**Supplied records**
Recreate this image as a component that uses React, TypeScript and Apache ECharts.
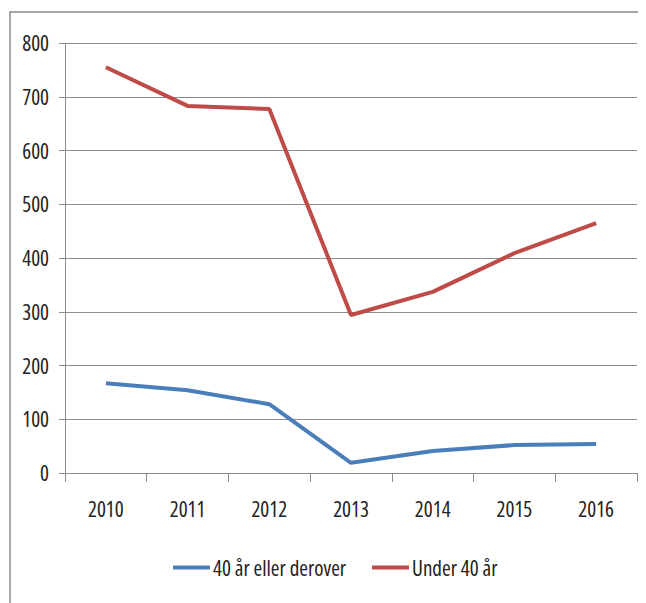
import React, { useEffect, useRef } from "react";
import * as echarts from "echarts";

const years = ["2010", "2011", "2012", "2013", "2014", "2015", "2016"];
const over40 = [167, 154, 128, 19, 41, 52, 54];
const under40 = [755, 683, 677, 294, 337, 409, 465];
const seriesNames = ["40 år eller derover", "Under 40 år"];

const FONT = "'Open Sans', sans-serif";
const TEXT_COLOR = "#222222";
const FONT_SIZE = 21;

export default function App() {
  const ref = useRef<HTMLDivElement>(null);
  useEffect(() => {
    if (!ref.current) return;
    const chart = echarts.init(ref.current, null, { renderer: "svg" });
    const legendText = {
      fontFamily: FONT,
      fontSize: FONT_SIZE,
      color: TEXT_COLOR,
      padding: [0, 0, 0, -2],
    };
    const legendBase = {
      top: 549,
      padding: 0,
      icon: "rect",
      itemWidth: 37,
      itemHeight: 4,
      textStyle: legendText,
    };
    chart.setOption({
      animation: false,
      textStyle: { fontFamily: FONT },
      graphic: [
        {
          type: "rect",
          shape: { x: 2, y: 4, width: 800, height: 800 },
          style: { fill: "none", stroke: "#8c8c8c", lineWidth: 1.5 },
          silent: true,
        },
      ],
      grid: { left: 57, top: 35, width: 572, height: 430, containLabel: false },
      legend: [
        { ...legendBase, left: 165, data: [seriesNames[0]] },
        { ...legendBase, left: 364, data: [seriesNames[1]] },
      ],
      xAxis: {
        type: "category",
        data: years,
        boundaryGap: true,
        axisLine: { lineStyle: { color: "#8c8c8c", width: 1 } },
        axisTick: { show: true, length: 9, lineStyle: { color: "#8c8c8c" } },
        axisLabel: {
          interval: 0,
          fontFamily: FONT,
          fontSize: FONT_SIZE,
          color: TEXT_COLOR,
          margin: 25,
        },
        splitLine: { show: false },
      },
      yAxis: {
        type: "value",
        min: 0,
        max: 800,
        interval: 100,
        axisLine: { show: true, lineStyle: { color: "#8c8c8c", width: 1 } },
        axisTick: { show: true, length: 6, lineStyle: { color: "#8c8c8c" } },
        axisLabel: {
          fontFamily: FONT,
          fontSize: FONT_SIZE,
          color: TEXT_COLOR,
          margin: 16,
        },
        splitLine: { show: true, lineStyle: { color: "#8c8c8c", width: 1 } },
      },
      series: [
        {
          name: seriesNames[0],
          type: "line",
          data: over40,
          symbol: "none",
          color: "#4a7ebb",
          lineStyle: { width: 4, color: "#4a7ebb" },
        },
        {
          name: seriesNames[1],
          type: "line",
          data: under40,
          symbol: "none",
          color: "#be4b48",
          lineStyle: { width: 4, color: "#be4b48" },
        },
      ],
    });
    return () => chart.dispose();
  }, []);
  return (
    <>
      <style>{".chart-root svg text { font-stretch: condensed; }"}</style>
      <div className="chart-root" ref={ref} style={{ width: 638, height: 595 }} />
    </>
  );
}
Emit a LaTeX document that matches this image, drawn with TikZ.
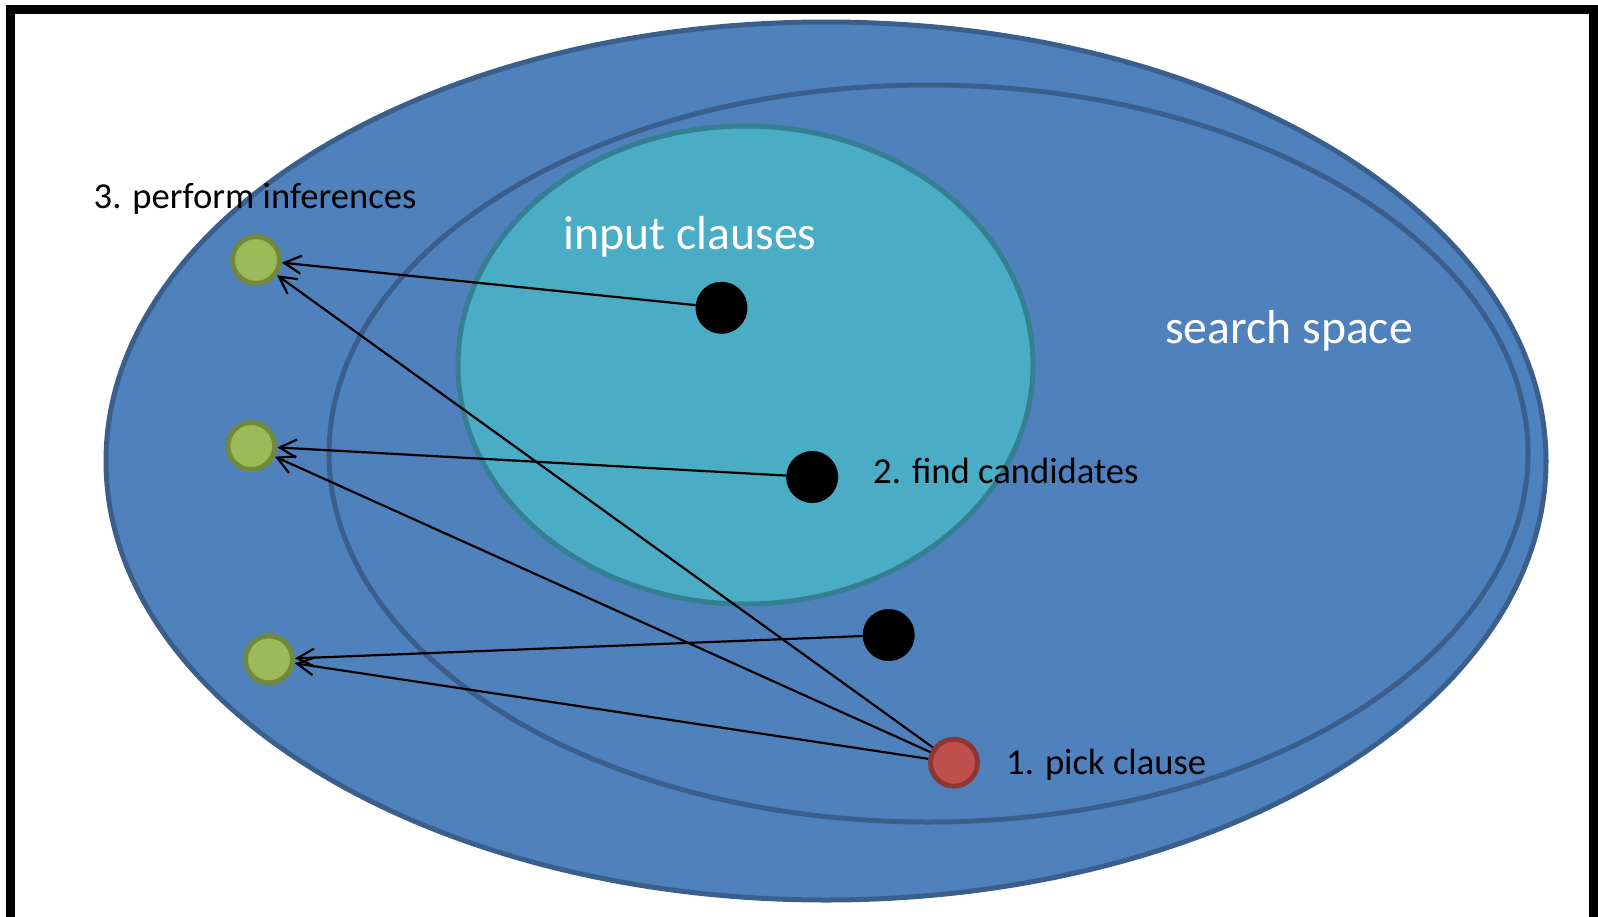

**Written exercise**
Leave the pictures out and reproduce exactly the lines from the top of the listing above through the line with "const FONT_SIZE = 21;".

**Worked answer**
Recreate this image as a component that uses React, TypeScript and Apache ECharts.
import React, { useEffect, useRef } from "react";
import * as echarts from "echarts";

const years = ["2010", "2011", "2012", "2013", "2014", "2015", "2016"];
const over40 = [167, 154, 128, 19, 41, 52, 54];
const under40 = [755, 683, 677, 294, 337, 409, 465];
const seriesNames = ["40 år eller derover", "Under 40 år"];

const FONT = "'Open Sans', sans-serif";
const TEXT_COLOR = "#222222";
const FONT_SIZE = 21;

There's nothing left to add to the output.